I'm trying to build a web service using Ruby on Rails. Users authenticate themselves via HTTP Basic Auth. I want to allow any valid UTF-8 characters in usernames and passwords.
The problem is that the browser is mangling characters in the Basic Auth credentials before it sends them to my service. For testing, I'm using 'カタカナカタカナカタカナカタカナカタカナカタカナカタカナカタカナ' as my username (no idea what it means - AFAIK it's some random characters our QA guy came up with - please forgive me if it is somehow offensive).
If I take that as a string and do username.unpack("h*") to convert it to hex, I get: '3e28ba3e28fb3e28ba3e38a83e28ba3e28fb3e28ba3e38a83e28ba3e28fb3e28ba3e38a83e28ba3e28fb3e28ba3e38a83e28ba3e28fb3e28ba3e38a83e28ba3e28fb3e28ba3e38a83e28ba3e28fb3e28ba3e38a83e28ba3e28fb3e28ba3e38a8' That seems about right for 32 kanji characters (3 bytes/6 hex digits per).

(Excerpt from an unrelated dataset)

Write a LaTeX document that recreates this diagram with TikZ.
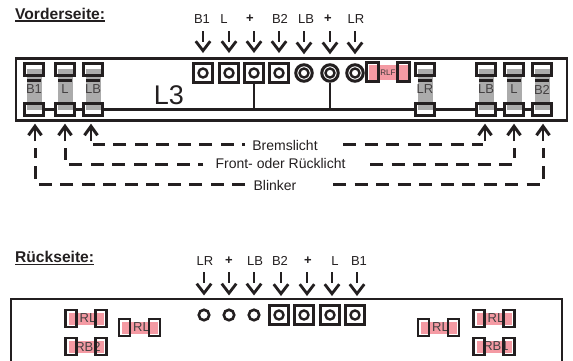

If I do the same with the username that's coming in via HTTP Basic auth, I get: 'bafbbaacbafbbaacbafbbaacbafbbaacbafbbaacbafbbaacbafbbaacbafbbaac'. It's obviously much shorter. Using the Firefox Live HTTP Headers plugin, here's the actual header that's being sent:
Authorization: Basic q7+ryqu/q8qrv6vKq7+ryqu/q8qrv6vKq7+ryqu/q8o6q7+ryqu/q8qrv6vKq7+ryqu/q8qrv6vKq7+ryqu/q8o=
That looks like that 'bafbba...' string, with the high and low nibbles swapped (at least when I paste it into Emacs, base 64 decode, then switch to hexl mode). That might be a UTF16 representation of the username, but I haven't gotten anything to display it as anything but gibberish.
Rails is setting the content-type header to UTF-8, so the browser should be sending in that encoding. I get the correct data for form submissions.
The problem happens in both Firefox 3.0.8 and IE 7.
So... is there some magic sauce for getting web browsers to send UTF-8 characters via HTTP Basic Auth? Am I handling things wrong on the receiving end? Does HTTP Basic Auth just not work with non-ASCII characters?